In its 2009 report, the Council of Europe defined these crimes as those "justified, explained (or mitigated)" by the perpetrator to defend family honour. But it also acknowledged that the term should be treated with "scepticism". Further, the UN states that the term risks "reinforcing discriminatory misperceptions that women embody the 'honour' of the male and the community".

What grates is precisely how the crime is viewed through the lens of the offender. It is true that perpetrators invariably invoke their slighted "honour". But there is a further common feature: this violence seeks to punish women for seeking to exercise independent choice, for defying not only the wishes of their families but social expectation – for daring to be free. That's the heart of the matter, and that's the right lens to view the problem through.

We believe the time is ripe to intensify the search for a new term. On other gender violence issues, we have in recent times changed our use of language. Originally female genital mutilation was called "female circumcision" in the UK (the criminalising statute was the Prohibition of Female Circumcision Act 1985). But the term "circumcision" did not adequately reflect society's deprecation of this violent child abuse, and was subsequently altered. Indeed, in this and other crimes of sexual violence the term "victim" is heavily contested by survivors. As FGM activist Leyla Hussein states, "Language is powerful. It's important we use it correctly. Being labelled a 'victim' in itself continues the violation." Words matter.
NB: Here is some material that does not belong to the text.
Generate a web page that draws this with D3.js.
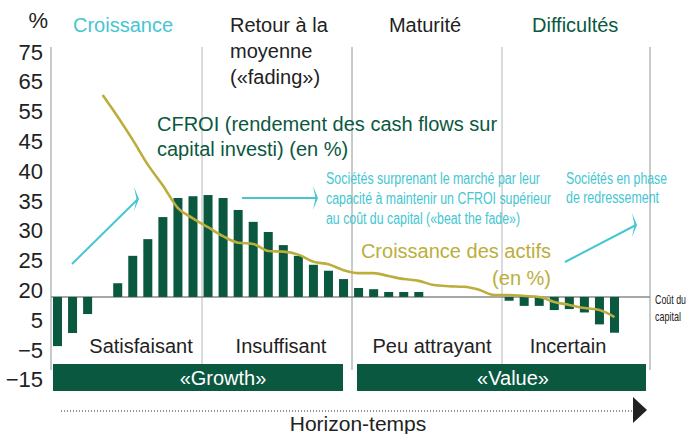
<!DOCTYPE html>
<html>
<head>
<meta charset="utf-8">
<script src="https://cdn.jsdelivr.net/npm/d3@7"></script>
<style>
  body { margin: 0; background: #fff; }
  text { font-family: "Liberation Sans", Arial, sans-serif; }
</style>
</head>
<body>
<svg id="chart" width="687" height="434"></svg>
<script>
// axis labels (the scale is not linear: each label is one step)
const yTicks = [75, 65, 55, 45, 40, 35, 30, 25, 20, 5, -5, -15];

// CFROI bars, one per company slot (null = no bar)
const cfroiBars = [-3.7, 0.7, 8.1, null, 21.2, 25.8, 28.6, 32.3, 35.5, 35.8,
  36.0, 35.5, 33.5, 31.5, 29.8, 27.6, 25.8, 24.3, 23.3, 21.9,
  20.4, 20.2, 19.2, 19.2, 19.2, null, null, null, null, null,
  14.8, 12.2, 12.2, 10.1, 10.6, 8.9, 3.6, 0.8];

// asset growth line (en %)
const assetGrowth = [null, null, null, 60.6, 53.3, 45.5, 41.1, 37.6, 33.8, 32.1,
  30.6, 29.1, 28.0, 27.8, 26.6, 26.5, 26.0, 24.8, 24.4, 23.4,
  22.9, 22.9, 22.4, 21.9, 21.6, 20.9, 20.7, 20.6, 20.1, 17.7,
  17.7, 17.2, 16.7, 14.2, 12.7, 11.1, 10.1, 6.6];

const costOfCapital = 16.7;

const verdicts = ["Satisfaisant", "Insuffisant", "Peu attrayant", "Incertain"];
const styles = ["«Growth»", "«Value»"];

const green = "#0a5840", cyan = "#45c6d2", gold = "#bbae3d", ink = "#222";

const svg = d3.select("#chart");
svg.append("defs").append("marker")
    .attr("id", "head")
    .attr("markerUnits", "userSpaceOnUse")
    .attr("viewBox", "-6 -13 8 26")
    .attr("markerWidth", 8).attr("markerHeight", 26)
    .attr("refX", 0).attr("refY", 0)
    .attr("orient", "0")
  .append("path")
    .attr("d", "M1,0 L-4,-12 L-1.5,0 L-4,12 Z")
    .attr("fill", cyan);

const slots = d3.range(cfroiBars.length);
const x = d3.scalePoint().domain(slots).range([57.5, 614.5]);
const y = d3.scaleLinear().domain(yTicks).range(yTicks.map((d, i) => 52 + i * 29.8));
const barW = 9;

// phase dividers
const dividers = [51, 202, 352, 502, 650];
svg.selectAll(".divider")
  .data(dividers)
  .enter().append("line")
    .attr("class", "divider")
    .attr("x1", d => d).attr("x2", d => d)
    .attr("y1", 47).attr("y2", 370)
    .attr("stroke", (d, i) => i % 2 ? "#b3b8b6" : "#8c9894")
    .attr("stroke-width", 1);

// y axis labels
svg.append("g")
    .attr("transform", "translate(51,0)")
    .call(d3.axisLeft(y).tickValues(yTicks).tickSize(0).tickPadding(8))
    .call(g => g.select(".domain").remove())
    .call(g => g.selectAll("text")
        .attr("font-size", 22)
        .attr("font-family", "Liberation Sans, Arial, sans-serif")
        .attr("fill", ink));

svg.append("text").attr("x", 48).attr("y", 28)
    .attr("text-anchor", "end").attr("font-size", 22).attr("fill", ink).text("%");

// cost of capital line
svg.append("line")
    .attr("x1", 51).attr("x2", 650)
    .attr("y1", y(costOfCapital)).attr("y2", y(costOfCapital))
    .attr("stroke", "#8a8a8a").attr("stroke-width", 1.5);

// bars
svg.selectAll(".bar")
  .data(slots.filter(i => cfroiBars[i] !== null))
  .enter().append("rect")
    .attr("class", "bar")
    .attr("x", i => x(i) - barW / 2)
    .attr("width", barW)
    .attr("y", i => Math.min(y(cfroiBars[i]), y(costOfCapital)))
    .attr("height", i => Math.abs(y(cfroiBars[i]) - y(costOfCapital)))
    .attr("fill", green);

// asset growth line
const line = d3.line()
    .defined(i => assetGrowth[i] !== null)
    .x(i => x(i))
    .y(i => y(assetGrowth[i]))
    .curve(d3.curveMonotoneX);

svg.append("path")
    .datum(slots)
    .attr("d", line)
    .attr("fill", "none")
    .attr("stroke", gold)
    .attr("stroke-width", 2.6);

// phase titles
const labels = svg.append("g").attr("font-size", 20);
labels.append("text").attr("x", 73).attr("y", 32).attr("fill", cyan).text("Croissance");
labels.append("text").attr("x", 230).attr("y", 32).attr("fill", ink).text("Retour à la");
labels.append("text").attr("x", 230).attr("y", 58).attr("fill", ink).text("moyenne");
labels.append("text").attr("x", 230).attr("y", 84).attr("fill", ink).text("(«fading»)");
labels.append("text").attr("x", 425).attr("y", 32).attr("text-anchor", "middle").attr("fill", ink).text("Maturité");
labels.append("text").attr("x", 532).attr("y", 32).attr("fill", green).text("Difficultés");

// series labels
labels.append("text").attr("x", 157).attr("y", 131).attr("fill", green).text("CFROI (rendement des cash flows sur");
labels.append("text").attr("x", 157).attr("y", 156).attr("fill", green).text("capital investi) (en %)");
labels.append("text").attr("x", 551).attr("y", 258).attr("text-anchor", "end").attr("fill", gold).text("Croissance des actifs");
labels.append("text").attr("x", 551).attr("y", 285).attr("text-anchor", "end").attr("fill", gold).text("(en %)");

// condensed notes: [text, x, baseline, width]
const notes = [
  ["Sociétés surprenant le marché par leur", 326, 184, 214],
  ["capacité à maintenir un CFROI supérieur", 326, 204, 225],
  ["au coût du capital («beat the fade»)", 326, 224, 194],
  ["Sociétés en phase", 566, 184, 101],
  ["de redressement", 566, 203, 93]
];
svg.selectAll(".note")
  .data(notes)
  .enter().append("text")
    .attr("class", "note")
    .attr("x", d => d[1]).attr("y", d => d[2])
    .attr("textLength", d => d[3])
    .attr("lengthAdjust", "spacingAndGlyphs")
    .attr("font-size", 16).attr("fill", cyan)
    .text(d => d[0]);

const coc = [["Coût du", 304, 31], ["capital", 321, 26]];
svg.selectAll(".coc")
  .data(coc)
  .enter().append("text")
    .attr("class", "coc")
    .attr("x", 655).attr("y", d => d[1])
    .attr("textLength", d => d[2])
    .attr("lengthAdjust", "spacingAndGlyphs")
    .attr("font-size", 13).attr("fill", ink)
    .text(d => d[0]);

// arrows
const arrows = [[72, 264, 138, 199], [242, 198, 317, 198], [565, 262, 636, 225]];
svg.selectAll(".arrow")
  .data(arrows)
  .enter().append("line")
    .attr("class", "arrow")
    .attr("x1", d => d[0]).attr("y1", d => d[1])
    .attr("x2", d => d[2]).attr("y2", d => d[3])
    .attr("stroke", cyan).attr("stroke-width", 2)
    .attr("marker-end", "url(#head)");

// verdicts under the bars
const verdictX = [141, 281, 432, 568];
svg.selectAll(".verdict")
  .data(verdicts)
  .enter().append("text")
    .attr("x", (d, i) => verdictX[i]).attr("y", 353)
    .attr("text-anchor", "middle")
    .attr("font-size", 20).attr("fill", ink)
    .text(d => d);

// style banners
const banners = [[53, 343, 223], [357, 646, 513]];
banners.forEach((b, i) => {
  svg.append("rect").attr("x", b[0]).attr("y", 364)
      .attr("width", b[1] - b[0]).attr("height", 27).attr("fill", green);
  svg.append("text").attr("x", b[2]).attr("y", 385)
      .attr("text-anchor", "middle").attr("font-size", 20).attr("fill", "#fff")
      .text(styles[i]);
});

// time axis
svg.append("line").attr("x1", 61).attr("x2", 634).attr("y1", 411).attr("y2", 411)
    .attr("stroke", ink).attr("stroke-width", 1).attr("stroke-dasharray", "1,2");
svg.append("path").attr("d", "M633,397 L647,410 L633,423 Z").attr("fill", ink);
svg.append("text").attr("x", 358).attr("y", 431).attr("text-anchor", "middle")
    .attr("font-size", 21).attr("fill", ink).text("Horizon-temps");
</script>
</body>
</html>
So what term are we to use instead of "honour killing"? A number of suggestions have previously been advanced. The Canadian Council of Muslim Women suggests "femicide". Perhaps "family femicide" adds the kinship collusion element of the crime. Kofi Annan, while he was UN secretary general, suggested "shame killings" . "Patriarchal killing" is another term that is occasionally used, among others.

We suggest that the new term should reflect the fact that women are being punished because they seek to be free and challenge patriarchy. The term we collectively settle on might not roll off the tongue like "honour killing", but we need one that carries the moral condemnation we feel.

A term like "honour killing" clouds culpability. It cloaks acts of gender violence with one of highest human aspirations – honour. It risks falsely dignifying these deplorable acts with an undeserved varnish of higher motive.

In this struggle, words are indeed weapons. We need to find the right words – the right weapons – to fight this violation. "Honour killing" is not it. There is no honour in murder.